As all parents know, parenting can be one of the most beautiful & treasured parts of our lives, yet there are times where it can feel like we simply don’t have enough time, energy or knowledge to be able to deal with a situation or needs of our children.
At Tantra for Parents, we believe that learning to take care of ourselves physically, emotionally, mentally & spiritually is the best gift we can give to our kids, as it, through osmosis, teaches them to do the same.
This means becoming our own inner parent:
Your own inner mother (i.e. the part of us who nurtures & deeply cares for ourselves/others);
Your inner father (i.e. the part of us who has clear & loving boundaries, healthy discernment &, when necessary, keep us safe).
When we do this, we feel balanced, whole, connected & alive;
& ultimately, we we heal our own ‘stuff’ (i.e. our inner child).

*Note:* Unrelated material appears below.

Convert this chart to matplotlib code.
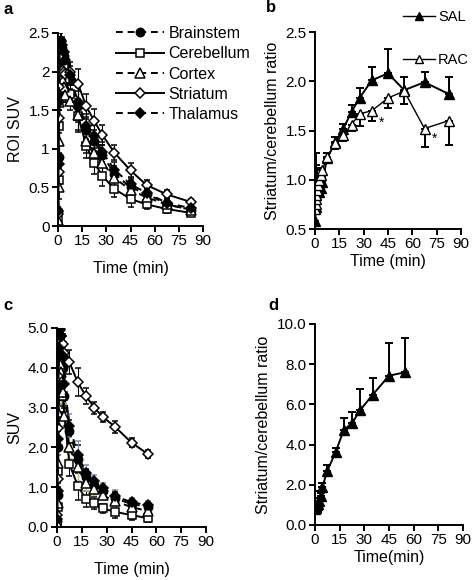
import matplotlib
import numpy as np

matplotlib.use("Agg")
import matplotlib.pyplot as plt  # noqa: E402
from matplotlib.lines import Line2D  # noqa: E402

plt.rcParams["font.family"] = ["Liberation Sans", "DejaVu Sans"]
plt.rcParams["font.size"] = 10

# frame mid-times (min)
T = [0.125, 0.375, 0.625, 0.875, 1.25, 1.75, 2.5, 3.5, 4.5, 7.5, 12.5,
     17.5, 22.5, 27.5, 35, 45, 55, 67.5, 82.5]
T_SHORT = T[:17]

# ---- panel a: ROI SUV, 90 min scan ----
REGIONS = ["Brainstem", "Cerebellum", "Cortex", "Striatum", "Thalamus"]
a_brainstem = [0.2, 0.9, 1.7, 2.2, 2.4, 2.4, 2.3, 2.2, 2.1, 1.9, 1.55, 1.25,
               1.1, 0.92, 0.68, 0.5, 0.42, 0.28, 0.21]
a_cerebellum = [0.1, 0.6, 1.3, 1.9, 2.25, 2.3, 2.2, 2.05, 1.9, 1.71, 1.42,
                1.04, 0.82, 0.65, 0.48, 0.35, 0.28, 0.22, 0.17]
a_cortex = [0.08, 0.5, 1.1, 1.6, 1.85, 1.95, 1.9, 1.8, 1.7, 1.62, 1.44, 1.1,
            0.94, 0.82, 0.62, 0.47, 0.37, 0.28, 0.21]
a_striatum = [0.15, 0.7, 1.4, 1.8, 1.95, 2.0, 2.02, 2.0, 1.97, 2.0, 1.84,
              1.55, 1.36, 1.18, 0.95, 0.72, 0.53, 0.41, 0.31]
a_thalamus = [0.2, 0.8, 1.6, 2.1, 2.35, 2.4, 2.35, 2.25, 2.15, 1.95, 1.6,
              1.29, 1.16, 0.96, 0.73, 0.54, 0.43, 0.30, 0.23]
a_err = [0.05, 0.15, 0.2, 0.2, 0.15, 0.12, 0.1, 0.1, 0.1, 0.12, 0.2, 0.16,
         0.15, 0.13, 0.1, 0.1, 0.06, 0.05, 0.04]

# ---- panel b: striatum/cerebellum ratio, saline vs raclopride ----
b_sal = [0.58, 0.72, 0.85, 0.95, 1.0, 0.9, 0.88, 0.92, 0.98, 1.22, 1.38,
         1.52, 1.69, 1.83, 2.01, 2.08, 1.91, 1.99, 1.87]
b_sal_err = [0.1, 0.55, 0.3, 0.15, 0.12, 0.08, 0.06, 0.05, 0.05, 0.05, 0.05,
             0.05, 0.07, 0.1, 0.13, 0.25, 0.13, 0.1, 0.17]
b_rac = [0.7, 0.75, 0.8, 0.85, 0.9, 0.95, 1.0, 1.05, 1.1, 1.23, 1.37, 1.45,
         1.56, 1.67, 1.70, 1.83, 1.90, 1.52, 1.60]
b_rac_err = [0.05, 0.05, 0.05, 0.05, 0.05, 0.05, 0.05, 0.05, 0.05, 0.06, 0.06,
             0.06, 0.06, 0.12, 0.1, 0.1, 0.13, 0.19, 0.25]

# ---- panel c: SUV, 60 min scan ----
c_brainstem = [0.15, 0.8, 2.0, 3.3, 4.3, 4.8, 4.6, 4.0, 3.3, 2.4, 1.7, 1.25,
               1.05, 0.9, 0.72, 0.58, 0.5]
c_cerebellum = [0.1, 0.5, 1.4, 2.8, 3.8, 4.2, 3.9, 3.3, 2.8, 1.58, 1.04,
                0.70, 0.60, 0.47, 0.38, 0.30, 0.22]
c_cortex = [0.1, 0.6, 1.6, 2.9, 3.8, 4.1, 3.9, 3.4, 2.8, 2.0, 1.5, 1.1, 0.95,
            0.8, 0.65, 0.5, 0.4]
c_striatum = [0.3, 1.2, 2.5, 3.8, 4.7, 4.95, 4.8, 4.6, 4.36, 4.14, 3.64,
              3.29, 3.0, 2.77, 2.52, 2.12, 1.83]
c_thalamus = [0.2, 0.9, 2.2, 3.5, 4.5, 5.0, 4.8, 4.3, 3.6, 2.55, 1.82, 1.35,
              1.15, 0.98, 0.78, 0.62, 0.55]
c_err = [0.1, 0.3, 0.4, 0.4, 0.3, 0.25, 0.25, 0.25, 0.3, 0.3, 0.35, 0.2,
         0.15, 0.12, 0.15, 0.12, 0.1]

# ---- panel d: striatum/cerebellum ratio ----
d_ratio = [0.8, 0.85, 0.9, 0.95, 1.0, 1.05, 1.2, 1.45, 1.9, 2.7, 3.62, 4.73,
           5.06, 5.72, 6.47, 7.43, 7.6]
d_err = [0.9, 0.3, 0.2, 0.15, 0.15, 0.15, 0.15, 0.15, 0.2, 0.29, 0.22, 0.61,
         0.54, 1.05, 0.86, 1.61, 1.7]

STYLE = {
    "Brainstem": dict(ls="--", marker="o", mfc="black"),
    "Cerebellum": dict(ls="-", marker="s", mfc="white"),
    "Cortex": dict(ls="--", marker="^", mfc="white"),
    "Striatum": dict(ls="-", marker="D", mfc="white"),
    "Thalamus": dict(ls="--", marker="D", mfc="black"),
}
MSIZE = {"o": 6, "s": 6, "^": 6.5, "D": 5.5}


def px_axes(fig, left, top, right, bottom, W=472, H=580):
    return fig.add_axes([left / W, 1 - bottom / H, (right - left) / W,
                         (bottom - top) / H])


def style_axes(ax, xlim, ylim, yticks, yfmt):
    ax.set_xlim(*xlim)
    ax.set_ylim(*ylim)
    ax.set_xticks(range(0, 91, 15))
    ax.set_yticks(yticks)
    ax.set_yticklabels([yfmt(v) for v in yticks])
    for s in ("top", "right"):
        ax.spines[s].set_visible(False)
    for s in ("left", "bottom"):
        ax.spines[s].set_linewidth(1.4)
    ax.tick_params(direction="out", length=4, width=1.4, labelsize=11, pad=2)


def line_kw(name):
    st = STYLE[name]
    kw = dict(color="black", ls=st["ls"], lw=1.4, marker=st["marker"],
              ms=MSIZE[st["marker"]], mfc=st["mfc"], mec="black", mew=1.1)
    if st["ls"] == "--":
        kw["dashes"] = (3.5, 2.5)
    return kw


def region_plot(ax, t, series, err, errcol=None):
    for name, y in zip(REGIONS, series):
        ax.errorbar(t, y, yerr=err, elinewidth=0.8, capsize=2.5,
                    ecolor=(errcol or {}).get(name, "black"), **line_kw(name))


fig = plt.figure(figsize=(4.72, 5.80), dpi=100)

# panel a
ax = px_axes(fig, 58, 33, 203, 226)
region_plot(ax, T, [a_brainstem, a_cerebellum, a_cortex, a_striatum, a_thalamus], a_err)
style_axes(ax, (0, 90), (0, 2.5), [0, 0.5, 1, 1.5, 2, 2.5], lambda v: f"{v:g}")
ax.set_ylabel("ROI SUV", fontsize=11.5, labelpad=4)
ax.set_xlabel("Time (min)", fontsize=11.5, labelpad=9)
handles = [Line2D([], [], **line_kw(n)) for n in REGIONS]
ax.legend(handles, REGIONS, loc="upper left",
          bbox_to_anchor=(116 / 472, 1 - 26 / 580),
          bbox_transform=fig.transFigure, frameon=False, fontsize=11.5,
          handlelength=3.0, handletextpad=0.3, labelspacing=0.33,
          borderaxespad=0, borderpad=0)
fig.text(3 / 472, 1 - 10 / 580, "a", fontsize=12, fontweight="bold", va="center")

# panel b
ax = px_axes(fig, 315, 32, 461, 229)
ax.errorbar(T, b_sal, yerr=[np.zeros(len(T)), b_sal_err], color="black", lw=1.4,
            marker="^", ms=6.5, mfc="black", mec="black", elinewidth=1.4,
            capsize=3, capthick=1.4)
ax.errorbar(T, b_rac, yerr=[b_rac_err, np.zeros(len(T))], color="black", lw=1.0,
            marker="^", ms=6.5, mfc="white", mec="black", elinewidth=1.4,
            capsize=3, capthick=1.4)
style_axes(ax, (0, 90), (0.5, 2.5), [0.5, 1.0, 1.5, 2.0, 2.5], lambda v: f"{v:.1f}")
ax.text(41, 1.58, "*", fontsize=10, ha="center", va="center")
ax.text(73.5, 1.42, "*", fontsize=10, ha="center", va="center")
ax.set_ylabel("Striatum/cerebellum ratio", fontsize=11.5, labelpad=4)
ax.set_xlabel("Time (min)", fontsize=11.5, labelpad=2)
b_handles = [Line2D([], [], color="black", lw=1.0, marker="^", ms=5.5,
                    mfc=fc, mec="black") for fc in ("black", "white")]
ax.legend(b_handles, ["SAL", "RAC"], loc="upper left",
          bbox_to_anchor=(403 / 472, 1 - 10 / 580),
          bbox_transform=fig.transFigure, frameon=False, fontsize=10.5,
          handlelength=2.2, handletextpad=0.2, labelspacing=2.0,
          borderaxespad=0, borderpad=0)
fig.text(266 / 472, 1 - 8 / 580, "b", fontsize=12, fontweight="bold", va="center")

# panel c
ax = px_axes(fig, 57, 328, 206, 527)
region_plot(ax, T_SHORT, [c_brainstem, c_cerebellum, c_cortex, c_striatum, c_thalamus],
            c_err, errcol={"Cortex": "#b5cc6a", "Thalamus": "#6f8db5"})
style_axes(ax, (0, 90), (0, 5), [0, 1, 2, 3, 4, 5], lambda v: f"{v:.1f}")
ax.set_ylabel("SUV", fontsize=11.5, labelpad=4)
ax.set_xlabel("Time (min)", fontsize=11.5, labelpad=9)
fig.text(3 / 472, 1 - 305 / 580, "c", fontsize=12, fontweight="bold", va="center")

# panel d
ax = px_axes(fig, 315, 324, 463, 525)
ax.errorbar(T_SHORT, d_ratio, yerr=[np.zeros(len(T_SHORT)), d_err], color="black",
            lw=1.4, marker="^", ms=7, mfc="black", mec="black", elinewidth=1.4,
            capsize=3, capthick=1.4)
style_axes(ax, (0, 90), (0, 10), [0, 2, 4, 6, 8, 10], lambda v: f"{v:.1f}")
ax.set_ylabel("Striatum/cerebellum ratio", fontsize=11.5, labelpad=4)
ax.set_xlabel("Time(min)", fontsize=11.5, labelpad=2)
fig.text(268 / 472, 1 - 305 / 580, "d", fontsize=12, fontweight="bold", va="center")

fig.savefig("out.png", dpi=100)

This is how we strengthen & evolve our capacity to be conscious parents.
In our experience, this journey requires radical honesty with ourselves & our beloved, sincere commitment & guidance from those who have walked the path before us.
So: should I prioritise my relationship over my kids? Yes; AND the key is that your relationship with yourSELF (including your physical health & sense of deeper wellbeing plays a fundamental role in the wellbeing of your relationship and your family. It’s not easy, & there are times when it gets really messy;
yet when we commit to the deeper truth & meaning of ourselves & life,
we awaken to an entire new way of daily living that makes every single stage, tricky conversation & emotional challenge all SO worth it.
This is why our coaching underscores the crucial connection between self-care and conscious parenting. When you prioritise your physical health, you gain the vitality to navigate modern demands and support your children from a place of over-flow, rather overwhelm.
Plus, when you’re feeling physically great, you’re much less likely to suffer the flow-on effect of exhaustion; which often leaves you more susceptible to habits & reactions that leave you feeling guilty, regretful & disconnected from yourself & those you love.
In contrary, as you prioritise your well-being, you enhance the experience of play, vitality, balance & engagement within your family. That’s why the health of the physical body, in addition to emotional & physical intimacy is a foundation of the Tantra for Parents teachings.